Comparative analysis of an organic Rankine cycle with different turbine efficiency models based on multi-objective optimization

Abstract

The radial-inflow turbine is a key component of the organic Rankine cycle (ORC) system, and its efficiency is related to working fluid properties and working conditions. In this paper, multi-objective algorithm was employed to conduct a comparative analysis of an ORC system with different turbine efficiency models (constant and variable). The system thermal efficiency and multi-objective optimization results between the constant turbine efficiency ORC system (CTORC) and the variable turbine efficiency ORC system (VTORC) were compared, and the reasons for the difference between the CTORC and VTORC system were analyzed. Sensitivity analysis was performed to compare the difference between the CTORC system and the VTORC system at different waste flue gas inlet temperature. The results show that the system thermal efficiency of both the CTORC and the VTORC increases with the increasing evaporation temperature and decreases with the increasing condensation temperature, while the variation rate of system thermal efficiency is different between CTORC system and VTORC system.
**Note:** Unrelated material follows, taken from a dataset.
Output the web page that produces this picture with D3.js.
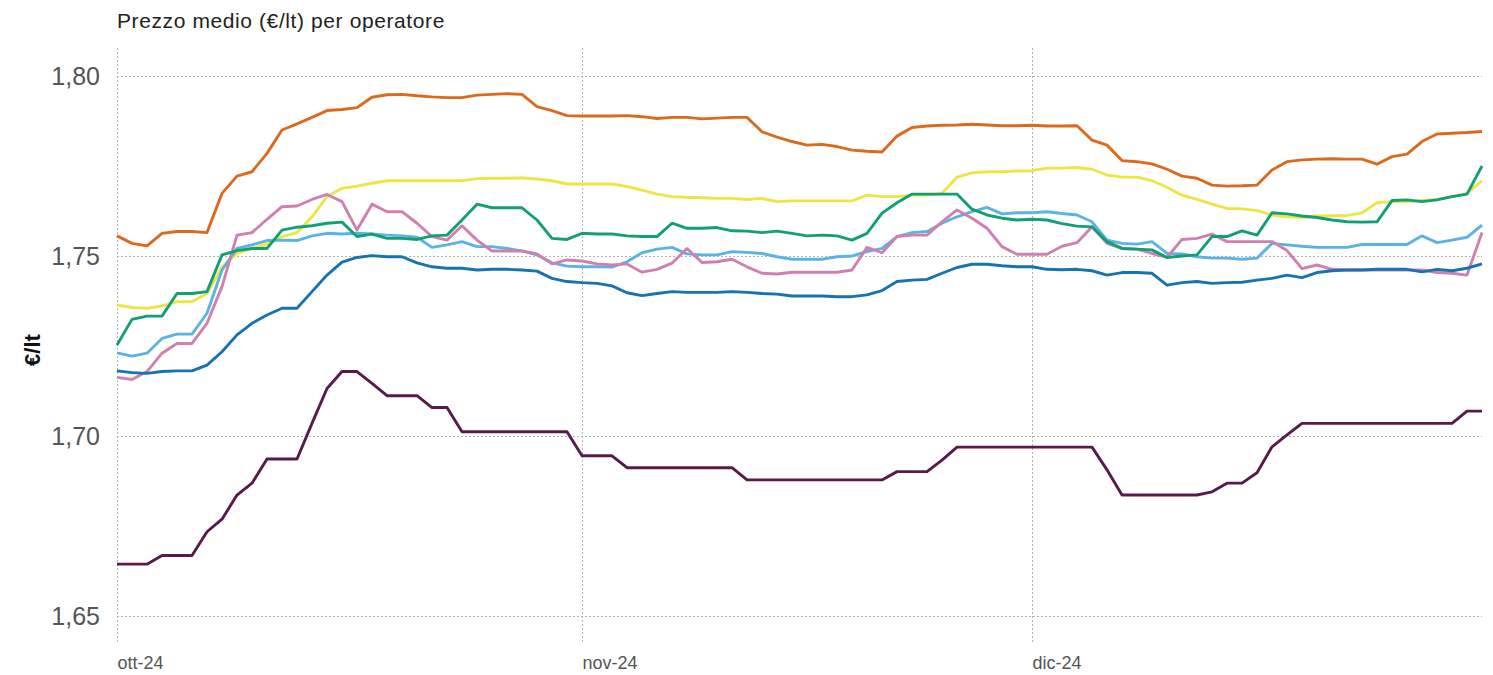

The predicted turbine efficiency is significantly different for different working fluids and different working conditions. Considering the system comprehensive performance, R236ea is the optimal working fluid for the CTORC system, while R365mfc is for the VTORC system. For different working fluids, the error caused by using constant turbine efficiency model is different. With the increasing waste flue gas inlet temperature, the error caused by using constant turbine efficiency increases for R236ea, while the error caused by using constant turbine efficiency increases first and then decreases for R365mfc.